31Toutes expriment leur satisfaction - satisfaction d’être reconnues et considérées comme une véritable « partie », satisfactions teintées de soulagement aussi, tant les représentations sont fortes d’un dossier mystérieux et inquiétant susceptible de contenir des données perçues parfois comme beaucoup plus graves que celles qui y figurent réellement.
…Lors de l’audience…
32On constate que les usagers participent davantage à l’audience, venant même donner des informations complémentaires qu’ils estiment utiles et qui ne figurent pas au dossier.
33Le délai entre la consultation du dossier et l’audience (environ 8 jours en moyenne) est un temps de réflexion et de maturation qui permet aux familles d’être en mesure de proposer elles mêmes des solutions, témoignant ainsi de leurs capacités, souvent sous-estimées, ou de s’associer de manière plus constructive et active à l’élaboration de la décision.

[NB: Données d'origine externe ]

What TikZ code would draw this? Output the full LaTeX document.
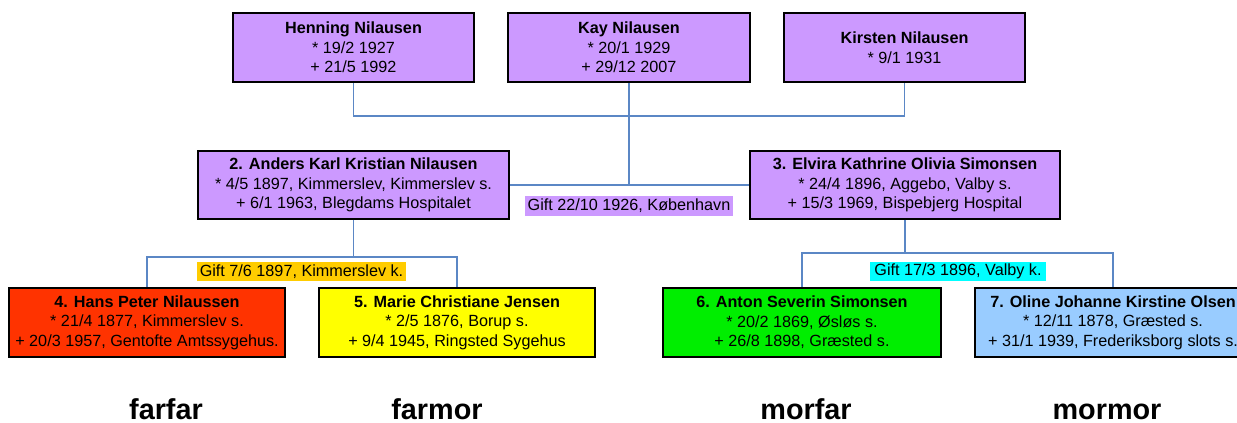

34D’une façon générale enfin le rôle des professionnels, travailleurs sociaux, magistrats, avocats, s’en trouve largement facilité et clarifié.
Conclusion
35Le travail entamé conduit d’ores et déjà à de nouvelles perspectives. Ainsi, en concertation avec le barreau du Val de Marne, il est envisagé, à titre expérimental sur un cabinet, une assistance systématique des mineurs placés en assistance éducative.